The natural gas industry lauded the results of a second methane emissions study conducted by the University of Texas at Austin (UT) and sponsored by the Environmental Defense Fund as proof that producers are leading the effort to reduce emissions.

Howard Feldman, director for regulatory and scientific affairs at the American Petroleum Institute (API), said efforts by the industry to reduce emissions by investing in new technologies and equipment are bearing fruit.

"This latest study shows that methane emissions are a fraction of estimates from just a few years ago," Feldman said. "The industry will continue to make substantial progress to reduce emissions voluntarily and in compliance with EPA [U.S. Environmental Protection Agency] regulations that will be fully implemented by January. Methane is natural gas, so capturing more methane is helping operators deliver more natural gas to consumers."

According to API, the UT study indicates that methane emissions from the development and production sectors of the natural gas industry have declined from previous studies. The industry group said methane emissions now represent only 0.38% of production.

UT released the study, the second of a two-part series, on Tuesday (see related story); the first part of the series was published in September 2013 (see Shale Daily, Sept. 17, 2013).
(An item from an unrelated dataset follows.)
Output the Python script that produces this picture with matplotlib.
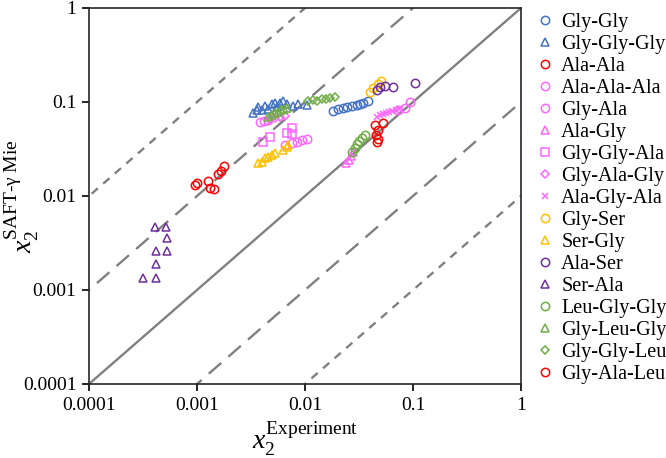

API said the latest UT study also shows methane emissions are 10% lower than those recorded in the earlier study.

Last Friday, America's Natural Gas Alliance (ANGA) released a statement and a graphic stating that the natural gas industry has cut methane emissions by 17% since 1990. During that same time frame, the industry increased production by 37%.
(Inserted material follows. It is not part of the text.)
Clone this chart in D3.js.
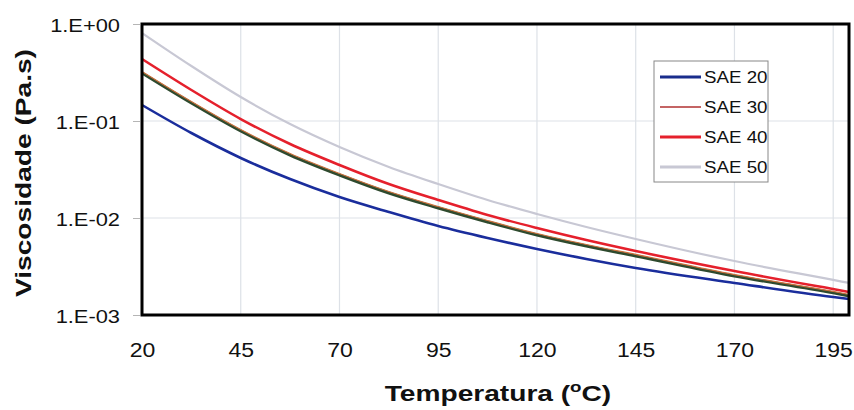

In a separate statement Tuesday, ANGA Vice President Erica Bowman said producers have reduced methane emissions by 25% during the aforementioned time frame. ANGA spokesman Dan Whitten explained to NGI's Shale Daily that the 17% reduction is based on the entire natural gas supply chain, while the 25% figure is based solely on production.

"If you look at that whole [graphic], it does spell it out," Whitten said Tuesday, adding that there was a 25% reduction in methane emissions from production, a 22% reduction from distribution sources, and a 12% reduction from transmission sources.

Last month, the EPA rolled out new requirements for the industry to monitor methane emissions and submit the data in an annual report to the Obama administration (see Daily GPI, Nov. 17).